#### Aim of the task:
Scan the records for the string "React"; copy each line where it occurs.

#### Extracted information:
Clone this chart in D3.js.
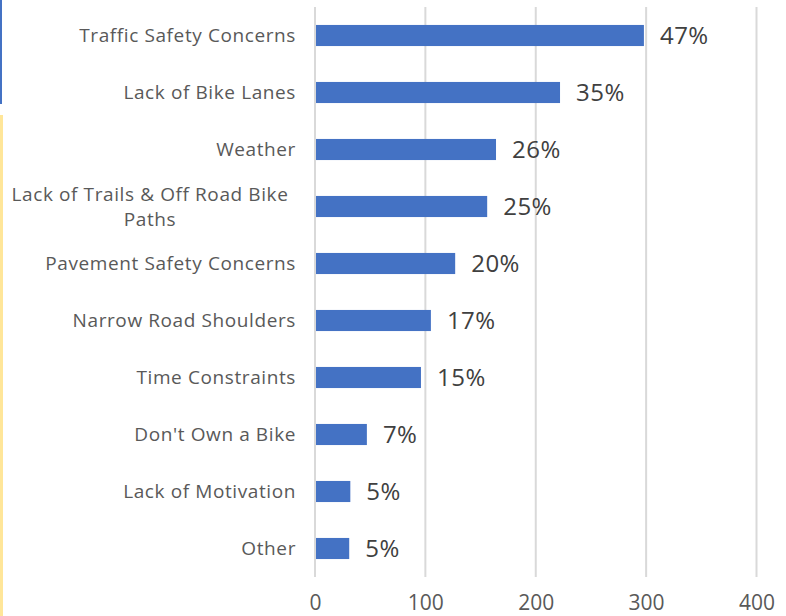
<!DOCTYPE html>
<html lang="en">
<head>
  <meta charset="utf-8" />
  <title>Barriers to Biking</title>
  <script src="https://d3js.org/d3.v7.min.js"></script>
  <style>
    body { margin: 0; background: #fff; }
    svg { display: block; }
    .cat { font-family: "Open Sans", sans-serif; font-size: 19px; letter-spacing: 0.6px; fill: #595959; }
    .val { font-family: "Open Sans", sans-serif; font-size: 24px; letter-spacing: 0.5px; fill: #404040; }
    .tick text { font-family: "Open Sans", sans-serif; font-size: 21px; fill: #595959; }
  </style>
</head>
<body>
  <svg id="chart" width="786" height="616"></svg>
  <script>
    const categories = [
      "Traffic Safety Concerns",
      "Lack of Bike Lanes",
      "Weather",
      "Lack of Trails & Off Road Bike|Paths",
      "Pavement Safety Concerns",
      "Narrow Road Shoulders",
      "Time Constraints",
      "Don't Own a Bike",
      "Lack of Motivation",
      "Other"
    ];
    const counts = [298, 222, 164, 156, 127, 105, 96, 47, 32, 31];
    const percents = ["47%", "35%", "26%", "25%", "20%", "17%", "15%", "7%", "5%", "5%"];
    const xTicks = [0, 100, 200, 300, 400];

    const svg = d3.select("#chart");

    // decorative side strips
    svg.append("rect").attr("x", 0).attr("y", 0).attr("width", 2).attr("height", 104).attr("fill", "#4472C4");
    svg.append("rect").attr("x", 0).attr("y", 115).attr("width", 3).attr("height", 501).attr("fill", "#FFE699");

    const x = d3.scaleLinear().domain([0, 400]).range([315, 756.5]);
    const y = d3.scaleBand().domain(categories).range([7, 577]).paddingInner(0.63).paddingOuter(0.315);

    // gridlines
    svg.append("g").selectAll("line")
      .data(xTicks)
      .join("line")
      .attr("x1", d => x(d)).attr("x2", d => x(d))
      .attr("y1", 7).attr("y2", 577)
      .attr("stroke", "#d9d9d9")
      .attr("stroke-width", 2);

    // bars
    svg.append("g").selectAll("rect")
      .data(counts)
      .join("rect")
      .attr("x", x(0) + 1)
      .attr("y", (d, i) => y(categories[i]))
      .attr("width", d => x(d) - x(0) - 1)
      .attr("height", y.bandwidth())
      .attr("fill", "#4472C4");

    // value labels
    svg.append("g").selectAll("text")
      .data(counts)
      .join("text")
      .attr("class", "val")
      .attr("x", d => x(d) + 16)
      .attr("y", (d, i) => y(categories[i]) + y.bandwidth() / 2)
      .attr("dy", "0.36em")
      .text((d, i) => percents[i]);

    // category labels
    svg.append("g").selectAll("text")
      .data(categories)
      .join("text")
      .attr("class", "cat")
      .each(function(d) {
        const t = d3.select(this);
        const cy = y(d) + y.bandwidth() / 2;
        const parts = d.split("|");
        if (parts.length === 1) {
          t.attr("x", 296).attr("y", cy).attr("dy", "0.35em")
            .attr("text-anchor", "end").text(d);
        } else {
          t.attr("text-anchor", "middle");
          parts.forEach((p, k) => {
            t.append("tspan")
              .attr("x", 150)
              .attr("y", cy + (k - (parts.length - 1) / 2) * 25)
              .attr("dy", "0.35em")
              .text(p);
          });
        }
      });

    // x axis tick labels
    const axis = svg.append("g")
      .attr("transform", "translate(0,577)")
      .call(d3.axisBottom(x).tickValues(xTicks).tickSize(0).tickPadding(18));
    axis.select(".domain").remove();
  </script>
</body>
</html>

==

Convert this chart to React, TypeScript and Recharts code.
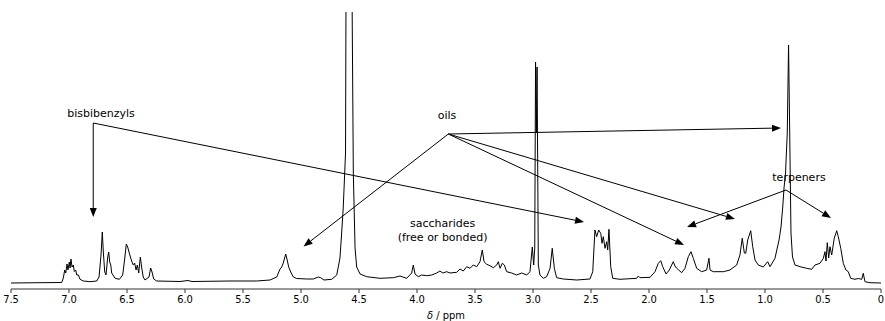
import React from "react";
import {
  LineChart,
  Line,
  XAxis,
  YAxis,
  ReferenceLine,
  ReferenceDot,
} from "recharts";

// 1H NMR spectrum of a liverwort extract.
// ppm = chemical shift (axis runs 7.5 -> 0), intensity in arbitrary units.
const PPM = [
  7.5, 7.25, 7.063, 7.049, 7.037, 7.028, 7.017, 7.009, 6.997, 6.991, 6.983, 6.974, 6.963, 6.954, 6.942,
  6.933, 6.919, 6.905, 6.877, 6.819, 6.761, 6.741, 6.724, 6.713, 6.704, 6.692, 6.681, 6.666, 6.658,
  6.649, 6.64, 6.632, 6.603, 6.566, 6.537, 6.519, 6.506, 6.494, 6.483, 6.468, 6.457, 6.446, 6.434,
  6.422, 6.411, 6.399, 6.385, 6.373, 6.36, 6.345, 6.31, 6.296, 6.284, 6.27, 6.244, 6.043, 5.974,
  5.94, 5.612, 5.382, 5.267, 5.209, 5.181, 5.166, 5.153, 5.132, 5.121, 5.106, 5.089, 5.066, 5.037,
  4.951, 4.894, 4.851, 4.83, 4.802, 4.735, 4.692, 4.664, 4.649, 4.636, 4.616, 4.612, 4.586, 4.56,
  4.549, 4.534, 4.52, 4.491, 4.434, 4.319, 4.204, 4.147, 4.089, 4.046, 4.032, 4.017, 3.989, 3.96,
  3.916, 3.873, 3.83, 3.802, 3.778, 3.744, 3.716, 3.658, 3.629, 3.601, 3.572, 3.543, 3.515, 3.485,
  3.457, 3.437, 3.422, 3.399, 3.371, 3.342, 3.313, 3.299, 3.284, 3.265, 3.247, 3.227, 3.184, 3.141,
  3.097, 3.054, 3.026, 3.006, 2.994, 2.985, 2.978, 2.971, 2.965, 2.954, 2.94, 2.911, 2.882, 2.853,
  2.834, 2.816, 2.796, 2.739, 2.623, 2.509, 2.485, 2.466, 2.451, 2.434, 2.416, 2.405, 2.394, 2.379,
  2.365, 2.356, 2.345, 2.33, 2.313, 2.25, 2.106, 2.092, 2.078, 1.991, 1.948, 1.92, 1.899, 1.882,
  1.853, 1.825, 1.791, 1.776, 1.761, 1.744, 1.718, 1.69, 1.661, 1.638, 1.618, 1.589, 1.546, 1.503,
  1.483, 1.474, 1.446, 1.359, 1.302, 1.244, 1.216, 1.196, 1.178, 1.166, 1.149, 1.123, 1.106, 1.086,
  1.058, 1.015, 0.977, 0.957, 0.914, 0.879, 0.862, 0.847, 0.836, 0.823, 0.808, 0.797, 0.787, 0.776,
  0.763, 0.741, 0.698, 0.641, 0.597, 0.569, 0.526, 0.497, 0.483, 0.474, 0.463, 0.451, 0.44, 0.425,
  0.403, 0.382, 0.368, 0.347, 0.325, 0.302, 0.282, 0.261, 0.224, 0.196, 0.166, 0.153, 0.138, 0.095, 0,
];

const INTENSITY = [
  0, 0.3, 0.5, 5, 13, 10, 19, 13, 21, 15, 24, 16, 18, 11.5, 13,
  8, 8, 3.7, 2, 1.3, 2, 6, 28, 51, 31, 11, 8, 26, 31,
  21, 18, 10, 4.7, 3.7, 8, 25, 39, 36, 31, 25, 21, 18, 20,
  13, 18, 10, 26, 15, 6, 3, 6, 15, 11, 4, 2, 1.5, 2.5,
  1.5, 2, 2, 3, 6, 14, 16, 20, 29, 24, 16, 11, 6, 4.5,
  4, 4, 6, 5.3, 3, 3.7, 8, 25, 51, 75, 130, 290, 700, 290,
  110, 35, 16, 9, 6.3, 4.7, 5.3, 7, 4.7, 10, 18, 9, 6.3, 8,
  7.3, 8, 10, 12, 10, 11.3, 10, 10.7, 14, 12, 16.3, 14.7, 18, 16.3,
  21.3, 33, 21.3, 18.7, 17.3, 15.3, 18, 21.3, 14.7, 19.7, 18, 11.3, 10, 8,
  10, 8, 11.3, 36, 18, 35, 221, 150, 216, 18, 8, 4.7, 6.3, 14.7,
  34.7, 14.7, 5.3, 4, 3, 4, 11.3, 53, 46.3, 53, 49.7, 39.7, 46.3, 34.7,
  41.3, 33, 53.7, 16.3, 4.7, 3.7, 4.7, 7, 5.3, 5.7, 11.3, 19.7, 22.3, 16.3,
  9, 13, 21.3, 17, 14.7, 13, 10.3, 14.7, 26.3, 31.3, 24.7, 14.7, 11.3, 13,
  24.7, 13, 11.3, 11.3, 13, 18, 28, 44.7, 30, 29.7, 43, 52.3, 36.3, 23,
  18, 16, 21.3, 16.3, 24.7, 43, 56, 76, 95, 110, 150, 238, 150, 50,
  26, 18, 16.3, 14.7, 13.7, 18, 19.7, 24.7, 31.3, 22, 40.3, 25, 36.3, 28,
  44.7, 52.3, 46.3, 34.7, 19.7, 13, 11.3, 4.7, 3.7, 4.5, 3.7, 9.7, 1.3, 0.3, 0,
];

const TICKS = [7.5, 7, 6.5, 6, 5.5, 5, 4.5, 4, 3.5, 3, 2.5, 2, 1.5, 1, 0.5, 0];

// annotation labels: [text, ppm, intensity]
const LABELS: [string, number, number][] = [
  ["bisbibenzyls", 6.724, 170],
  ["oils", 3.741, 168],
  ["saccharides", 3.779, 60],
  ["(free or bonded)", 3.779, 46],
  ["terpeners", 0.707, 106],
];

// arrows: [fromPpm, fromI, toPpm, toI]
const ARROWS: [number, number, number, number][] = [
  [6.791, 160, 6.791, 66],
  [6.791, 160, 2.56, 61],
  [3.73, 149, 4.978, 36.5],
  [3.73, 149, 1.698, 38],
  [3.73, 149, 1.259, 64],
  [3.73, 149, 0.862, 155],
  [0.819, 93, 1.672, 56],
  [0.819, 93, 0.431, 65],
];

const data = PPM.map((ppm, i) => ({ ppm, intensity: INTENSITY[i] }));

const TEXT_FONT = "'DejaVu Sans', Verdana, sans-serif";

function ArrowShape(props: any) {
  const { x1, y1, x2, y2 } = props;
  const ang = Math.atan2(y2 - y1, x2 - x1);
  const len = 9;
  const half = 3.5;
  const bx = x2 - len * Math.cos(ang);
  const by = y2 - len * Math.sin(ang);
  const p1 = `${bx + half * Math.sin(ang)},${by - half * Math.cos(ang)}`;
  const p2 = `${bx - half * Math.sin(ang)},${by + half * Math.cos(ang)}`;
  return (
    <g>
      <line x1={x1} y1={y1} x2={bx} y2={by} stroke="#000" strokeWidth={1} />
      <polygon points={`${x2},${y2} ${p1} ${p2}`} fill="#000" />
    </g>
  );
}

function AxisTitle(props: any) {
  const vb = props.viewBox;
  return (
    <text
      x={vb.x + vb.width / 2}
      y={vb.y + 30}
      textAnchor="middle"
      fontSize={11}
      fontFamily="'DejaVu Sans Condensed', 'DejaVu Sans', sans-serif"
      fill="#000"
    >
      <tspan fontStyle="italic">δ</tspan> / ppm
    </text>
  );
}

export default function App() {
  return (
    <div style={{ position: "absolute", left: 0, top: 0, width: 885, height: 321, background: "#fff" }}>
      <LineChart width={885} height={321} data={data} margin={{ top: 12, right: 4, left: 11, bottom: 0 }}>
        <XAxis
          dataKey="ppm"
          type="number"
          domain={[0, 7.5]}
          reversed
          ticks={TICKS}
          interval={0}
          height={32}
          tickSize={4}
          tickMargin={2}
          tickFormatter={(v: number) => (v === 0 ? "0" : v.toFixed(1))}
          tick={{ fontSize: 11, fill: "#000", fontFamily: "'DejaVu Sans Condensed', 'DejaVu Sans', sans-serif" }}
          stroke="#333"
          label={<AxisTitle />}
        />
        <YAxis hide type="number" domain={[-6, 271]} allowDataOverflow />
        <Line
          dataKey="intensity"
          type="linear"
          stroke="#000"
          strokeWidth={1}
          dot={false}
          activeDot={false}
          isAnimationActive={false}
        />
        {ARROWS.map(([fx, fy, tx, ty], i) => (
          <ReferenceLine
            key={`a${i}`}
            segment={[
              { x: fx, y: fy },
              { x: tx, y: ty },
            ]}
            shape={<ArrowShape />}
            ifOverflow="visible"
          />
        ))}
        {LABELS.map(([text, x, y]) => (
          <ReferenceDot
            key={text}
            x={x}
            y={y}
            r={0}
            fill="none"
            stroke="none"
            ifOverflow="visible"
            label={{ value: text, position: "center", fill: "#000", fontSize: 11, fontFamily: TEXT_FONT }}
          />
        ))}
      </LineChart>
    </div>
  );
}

---

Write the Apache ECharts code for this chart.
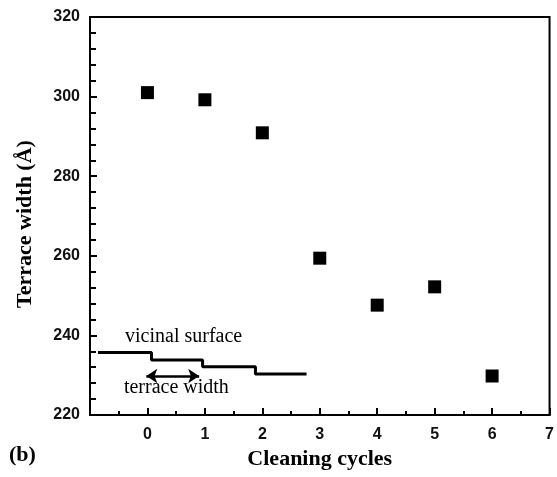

#### Complete output:
Convert this chart to React, TypeScript and Recharts code.
import React from "react";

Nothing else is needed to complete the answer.